Redirection can be a safe and effective way to let your child regulate with what their body is craving in the moment of a Sensory Event that has escalated into a tantrum or meltdown. Trying to move out of a Sensory Events can be frustrating for your child and you. It’s important to practice these activities when your child is not having a Sensory Event. Like a fire drill, we don’t want to only use the tools when we are in an emergency. Practicing and modeling behavior will help your child transition to different activities. If you are only trying these activities when your child is in a Sensory Situation, they may not be able to transition to them.

Try to set aside 5-10 minutes a day to practice modeling responses to frustration. It’s good to “play pretend” that they or you are mad and work through it together.


New Conversation – find a new topic to shift interest to. This often works effectively when crying is the sensory response.

  • Incorporate strengths and interests:
  • “Let’s talk about cars for a little bit”
  • “What would Elsa do in this situation?”
  • “Let’s sing Wheels on the Bus.”

New Environment – This often is best for when a child is shutting down and withdrawing.

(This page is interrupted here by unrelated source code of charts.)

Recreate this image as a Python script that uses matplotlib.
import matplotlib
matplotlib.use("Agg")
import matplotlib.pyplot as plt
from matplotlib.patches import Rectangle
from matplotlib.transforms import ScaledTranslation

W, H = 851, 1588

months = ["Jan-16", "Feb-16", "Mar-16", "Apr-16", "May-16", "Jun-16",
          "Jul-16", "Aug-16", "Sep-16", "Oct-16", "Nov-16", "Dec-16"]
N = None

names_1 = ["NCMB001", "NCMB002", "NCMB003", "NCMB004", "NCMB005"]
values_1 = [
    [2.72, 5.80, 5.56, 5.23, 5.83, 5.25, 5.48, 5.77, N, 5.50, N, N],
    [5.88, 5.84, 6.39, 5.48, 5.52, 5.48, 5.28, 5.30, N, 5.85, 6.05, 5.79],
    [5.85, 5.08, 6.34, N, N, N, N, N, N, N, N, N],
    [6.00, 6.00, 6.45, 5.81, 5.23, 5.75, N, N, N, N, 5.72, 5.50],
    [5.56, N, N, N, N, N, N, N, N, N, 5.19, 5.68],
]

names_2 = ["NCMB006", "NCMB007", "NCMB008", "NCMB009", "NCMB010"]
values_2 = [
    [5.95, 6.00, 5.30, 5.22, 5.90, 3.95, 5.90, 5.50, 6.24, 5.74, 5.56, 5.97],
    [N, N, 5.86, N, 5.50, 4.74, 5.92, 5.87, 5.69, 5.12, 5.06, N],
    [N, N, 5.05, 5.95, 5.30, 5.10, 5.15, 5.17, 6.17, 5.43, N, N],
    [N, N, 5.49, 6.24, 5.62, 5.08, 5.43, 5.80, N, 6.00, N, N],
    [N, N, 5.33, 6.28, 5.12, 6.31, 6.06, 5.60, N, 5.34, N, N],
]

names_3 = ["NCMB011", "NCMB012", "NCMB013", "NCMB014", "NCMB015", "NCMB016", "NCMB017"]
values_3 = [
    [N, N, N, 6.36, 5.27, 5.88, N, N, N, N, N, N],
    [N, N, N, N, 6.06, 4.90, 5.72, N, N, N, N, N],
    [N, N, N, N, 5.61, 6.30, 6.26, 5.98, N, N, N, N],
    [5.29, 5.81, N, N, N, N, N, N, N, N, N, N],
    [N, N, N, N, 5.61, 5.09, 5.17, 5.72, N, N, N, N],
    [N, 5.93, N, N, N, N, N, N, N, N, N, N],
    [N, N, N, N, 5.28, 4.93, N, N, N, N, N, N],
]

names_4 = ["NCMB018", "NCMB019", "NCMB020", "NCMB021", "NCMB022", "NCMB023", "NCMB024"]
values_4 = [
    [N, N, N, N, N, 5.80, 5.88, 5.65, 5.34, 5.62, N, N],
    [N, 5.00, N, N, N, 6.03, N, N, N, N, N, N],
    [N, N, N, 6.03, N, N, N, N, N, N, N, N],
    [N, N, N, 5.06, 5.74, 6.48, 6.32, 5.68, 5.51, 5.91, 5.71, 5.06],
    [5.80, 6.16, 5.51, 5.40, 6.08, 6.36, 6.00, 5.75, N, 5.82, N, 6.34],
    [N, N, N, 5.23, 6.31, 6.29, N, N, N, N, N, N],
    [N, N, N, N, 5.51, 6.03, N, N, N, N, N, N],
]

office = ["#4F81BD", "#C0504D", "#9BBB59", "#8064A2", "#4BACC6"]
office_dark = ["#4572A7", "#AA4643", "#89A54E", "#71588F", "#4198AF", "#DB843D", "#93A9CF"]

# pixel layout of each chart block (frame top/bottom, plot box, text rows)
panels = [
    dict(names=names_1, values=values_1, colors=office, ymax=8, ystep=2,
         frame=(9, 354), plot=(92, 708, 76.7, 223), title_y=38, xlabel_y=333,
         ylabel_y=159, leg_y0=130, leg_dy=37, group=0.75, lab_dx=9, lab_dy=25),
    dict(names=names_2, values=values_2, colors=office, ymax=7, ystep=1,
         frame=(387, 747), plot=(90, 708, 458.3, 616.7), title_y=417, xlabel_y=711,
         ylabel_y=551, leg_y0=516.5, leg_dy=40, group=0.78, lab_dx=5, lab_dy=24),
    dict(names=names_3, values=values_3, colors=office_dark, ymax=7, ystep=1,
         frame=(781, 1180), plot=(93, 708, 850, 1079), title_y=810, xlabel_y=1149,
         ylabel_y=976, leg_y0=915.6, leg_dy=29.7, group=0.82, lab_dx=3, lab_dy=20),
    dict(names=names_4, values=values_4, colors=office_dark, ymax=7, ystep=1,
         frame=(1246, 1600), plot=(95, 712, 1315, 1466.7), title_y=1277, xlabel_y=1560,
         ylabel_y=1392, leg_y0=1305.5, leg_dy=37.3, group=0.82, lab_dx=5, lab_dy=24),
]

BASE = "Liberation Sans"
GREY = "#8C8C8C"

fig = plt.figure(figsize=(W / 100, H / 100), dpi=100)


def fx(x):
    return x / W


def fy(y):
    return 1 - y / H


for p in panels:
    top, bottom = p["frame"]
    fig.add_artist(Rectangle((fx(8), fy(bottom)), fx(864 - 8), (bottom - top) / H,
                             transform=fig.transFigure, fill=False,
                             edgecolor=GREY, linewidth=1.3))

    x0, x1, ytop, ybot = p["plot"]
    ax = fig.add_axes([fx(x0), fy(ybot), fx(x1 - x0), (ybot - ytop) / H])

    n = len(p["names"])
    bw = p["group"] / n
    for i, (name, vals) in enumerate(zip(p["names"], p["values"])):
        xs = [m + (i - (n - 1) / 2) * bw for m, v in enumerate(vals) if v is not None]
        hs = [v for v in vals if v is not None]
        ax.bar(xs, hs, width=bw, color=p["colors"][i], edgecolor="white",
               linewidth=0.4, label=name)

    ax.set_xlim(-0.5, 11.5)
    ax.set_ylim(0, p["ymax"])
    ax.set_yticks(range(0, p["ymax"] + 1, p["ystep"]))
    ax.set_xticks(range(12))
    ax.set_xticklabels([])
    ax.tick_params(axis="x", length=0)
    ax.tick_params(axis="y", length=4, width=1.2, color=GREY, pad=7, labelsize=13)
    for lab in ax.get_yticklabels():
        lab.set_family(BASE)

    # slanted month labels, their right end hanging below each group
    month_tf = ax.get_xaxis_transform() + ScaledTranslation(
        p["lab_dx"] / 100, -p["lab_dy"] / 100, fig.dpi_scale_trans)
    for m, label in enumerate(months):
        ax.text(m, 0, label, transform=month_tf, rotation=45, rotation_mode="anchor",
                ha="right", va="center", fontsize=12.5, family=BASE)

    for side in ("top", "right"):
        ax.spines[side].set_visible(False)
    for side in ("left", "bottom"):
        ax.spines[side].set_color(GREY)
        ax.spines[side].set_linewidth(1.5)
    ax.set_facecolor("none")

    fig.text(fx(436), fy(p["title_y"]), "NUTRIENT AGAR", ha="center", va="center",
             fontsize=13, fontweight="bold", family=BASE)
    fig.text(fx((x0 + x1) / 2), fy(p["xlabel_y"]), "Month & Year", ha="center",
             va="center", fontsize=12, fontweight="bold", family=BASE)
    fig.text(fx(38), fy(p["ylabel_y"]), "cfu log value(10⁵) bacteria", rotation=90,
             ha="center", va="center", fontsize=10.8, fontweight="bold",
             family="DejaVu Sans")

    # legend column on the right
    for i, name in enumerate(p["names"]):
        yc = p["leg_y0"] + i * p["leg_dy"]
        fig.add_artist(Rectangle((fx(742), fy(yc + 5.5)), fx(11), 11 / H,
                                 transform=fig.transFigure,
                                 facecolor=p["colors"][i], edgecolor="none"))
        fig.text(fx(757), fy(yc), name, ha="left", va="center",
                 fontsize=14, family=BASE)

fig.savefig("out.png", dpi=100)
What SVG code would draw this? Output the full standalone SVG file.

  • Move to somewhere less stimulating, if you can’t safely move the child to another room, be their GPS and guide them to the least stimulating spot in the room (away from doors, windows, or toy bins).
  • Switch off music or the TV.
  • Find a place with dimmer lights or fewer bright colors so they can focus on you.
  • Can’t move to a new place? Offer tools that reduce stimulation like sunglasses or headphones.

New Activity – This can work effectively for physical sensory responses. Whatever action your child is performing as part of this sensory event, try to pick a similar activity to replace it.

  • Instead of hitting a person, let them hit a pillow or couch cushion.
  • Have you seen the viral “freeze some toys in water and let them chip away at the ice?” Have your child hit and chip away at the ice if you are noticing big arm movements.
  • Instead of throwing objects offer cotton balls or ice cubes to throw into the yard.
  • Kicking or stomping? Try “animals walks” or kicking a ball.
  • Thrashing about? Offer joint compression on shoulders, elbows and knees, or just a big bear hug.

Sometimes our kids don’t have the skills to work through these redirection strategies – yet. Practice makes BETTER (no one is perfect). Be patient with them and yourself. It’s important to note that while screen time may appear to calm behavior, if the behavior re- appears as soon as you try to end screen time, it is not a regulating activity. It can be used as a bridge to get them somewhere else to safely regulate.

Not sure what activity to replace a behavior with? Consult your Occupational Therapist.